State and federal regulators (EPA, DEQ, EGLE) have been more or less AWOL since the inception of this project. Instead of requiring any sort of environmental testing, studies, or assessment pertaining to their site, the company got away with submitting a 4-page questionnaire (partially filled out) to which they attached an impressively thick stack of pages lifted from an Environmental Impact Assessment (EIA) done by PPG Industries 40 years ago for their own site (despite their proximity, the two sites differ dramatically, especially in regard to shallow hydrogeology, wetlands, and drainage patterns). The company put their own name and logo all over these pages.

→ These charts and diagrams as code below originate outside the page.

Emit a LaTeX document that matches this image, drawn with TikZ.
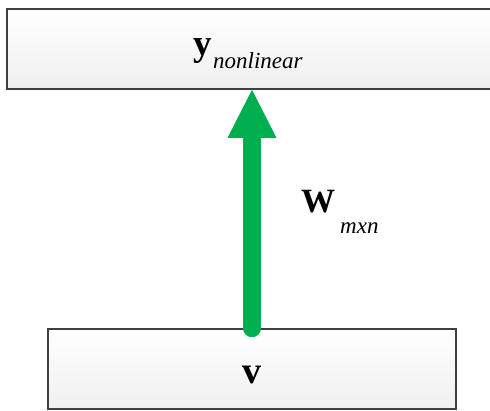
\documentclass[tikz,border=0pt]{standalone}
\usepackage{fontspec}
\setmainfont{Liberation Serif}
\usetikzlibrary{calc}
\definecolor{arrowgreen}{HTML}{00B050}
\definecolor{edgegray}{HTML}{404040}
\tikzset{
  x=1pt, y=-1pt,
  layerbox/.style={draw=edgegray, line width=1.6pt, top color=white, bottom color=black!6,
    minimum width=#1, minimum height=80pt, inner sep=0pt},
  bigbold/.style={font=\fontsize{#1}{#1}\selectfont\bfseries, inner sep=0pt},
  subit/.style={font=\fontsize{23}{23}\selectfont\itshape, inner sep=0pt},
  shaft/.style={draw=arrowgreen, line width=18pt, line cap=round},
  head/.style={fill=arrowgreen}
}
\begin{document}
\begin{tikzpicture}
\useasboundingbox (0,0) rectangle (490,410);
\clip (0,0) rectangle (490,410);
\node[layerbox=490pt] (top) at (252,49) {};
\node[layerbox=408pt] (bot) at (252,369) {};
% labels
\node[bigbold=37, anchor=base west] (ylab) at ($(top.center)+(-59,6)$) {y};
\node[subit, anchor=base west] (ysub) at ($(top.center)+(-39,19)$) {nonlinear};
\node[bigbold=38, anchor=base] (vlab) at ($(bot.center)+(0,14)$) {v};
\node[bigbold=34, anchor=base west] (wlab) at (301,212) {W};
\node[subit, anchor=base west] (wsub) at (340,233) {mxn};
% arrow
\draw[shaft] (bot.north) -- ($(top.south)+(0,47)$);
\fill[head] (top.south) -- ($(top.south)+(-24.5,48)$) -- ($(top.south)+(24.5,48)$) -- cycle;
\end{tikzpicture}
\end{document}
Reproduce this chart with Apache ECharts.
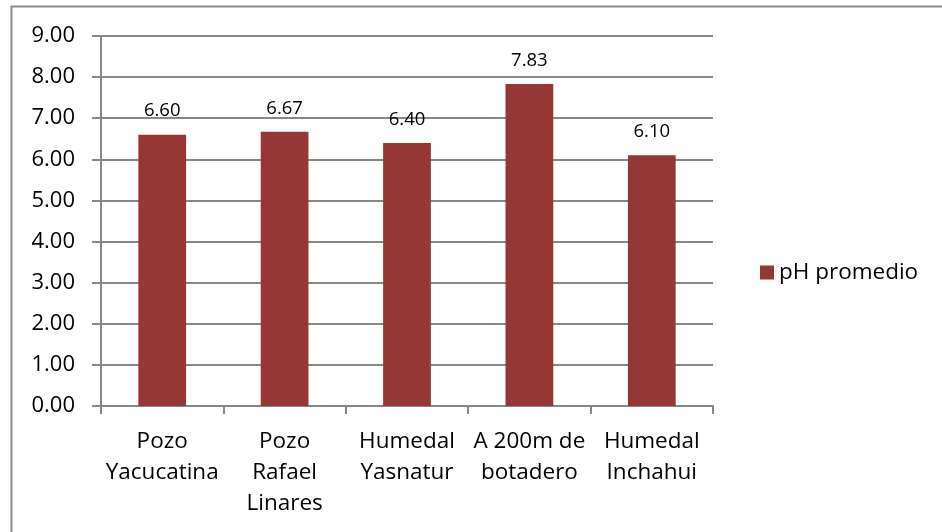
<!DOCTYPE html>
<html>
<head>
<meta charset="utf-8">
<script src="https://cdn.jsdelivr.net/npm/echarts@6/dist/echarts.min.js"></script>
<style>
  html, body { margin: 0; padding: 0; background: #fff; }
  #chart { width: 942px; height: 532px; }
</style>
</head>
<body>
<div id="chart"></div>
<script>
// Average pH by sampling site
const categories = ['Pozo\nYacucatina', 'Pozo\nRafael\nLinares', 'Humedal\nYasnatur', 'A 200m de\nbotadero', 'Humedal\nInchahui'];
const phValues = [6.60, 6.67, 6.40, 7.83, 6.10];
const seriesName = 'pH promedio';
const yTicks = { min: 0, max: 9, interval: 1 };

const font = '"Open Sans", "Noto Sans", sans-serif';
const gridColor = '#878787';

const chart = echarts.init(document.getElementById('chart'));
chart.setOption({
  animation: false,
  backgroundColor: '#fff',
  graphic: [{
    type: 'rect',
    shape: { x: 11.5, y: 6.5, width: 960, height: 560 },
    style: { fill: 'none', stroke: '#8c8c8c', lineWidth: 2 },
    silent: true,
    z: -1
  }],
  legend: {
    left: 755,
    top: 256,
    itemWidth: 14,
    itemHeight: 14,
    itemGap: 8,
    icon: 'rect',
    textStyle: { fontFamily: font, fontSize: 22.5, color: '#000' },
    data: [seriesName]
  },
  grid: { left: 101, top: 36, width: 612, height: 370, containLabel: false },
  xAxis: {
    type: 'category',
    data: categories,
    axisLine: { lineStyle: { color: gridColor, width: 2 } },
    axisTick: { show: true, length: 8, alignWithLabel: false, lineStyle: { color: gridColor, width: 2 } },
    axisLabel: {
      fontFamily: font, fontSize: 22.5, color: '#000',
      lineHeight: 31, margin: 20, interval: 0
    }
  },
  yAxis: {
    type: 'value',
    min: yTicks.min,
    max: yTicks.max,
    interval: yTicks.interval,
    axisLine: { show: true, lineStyle: { color: gridColor, width: 2 } },
    axisTick: { show: true, length: 9, lineStyle: { color: gridColor, width: 2 } },
    splitLine: { lineStyle: { color: gridColor, width: 2 } },
    axisLabel: {
      fontFamily: font, fontSize: 22, color: '#000', margin: 26,
      formatter: v => v.toFixed(2)
    }
  },
  series: [{
    name: seriesName,
    type: 'bar',
    data: phValues,
    barWidth: '39%',
    itemStyle: { color: '#953735' },
    label: {
      show: true,
      position: 'top',
      distance: 14,
      fontFamily: font,
      fontSize: 18.5,
      color: '#000',
      formatter: p => p.value.toFixed(2)
    }
  }]
});
</script>
</body>
</html>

Then the DEQ/EGLE allowed this cut and paste from old documents on an entirely different site to substitute for a legitimate Environmental Impact Assessment.

May reason and good science prevail when government oversight is applied by grant administrators as to how Michigan Potash uses this taxpayer gift of $50 million. There are so many better ways to protect our groundwater, and so many better jobs to offer Michigan residents building out public, clean water infrastructure than the dirty jobs of industries that only pollute and plunder for private-equity investors.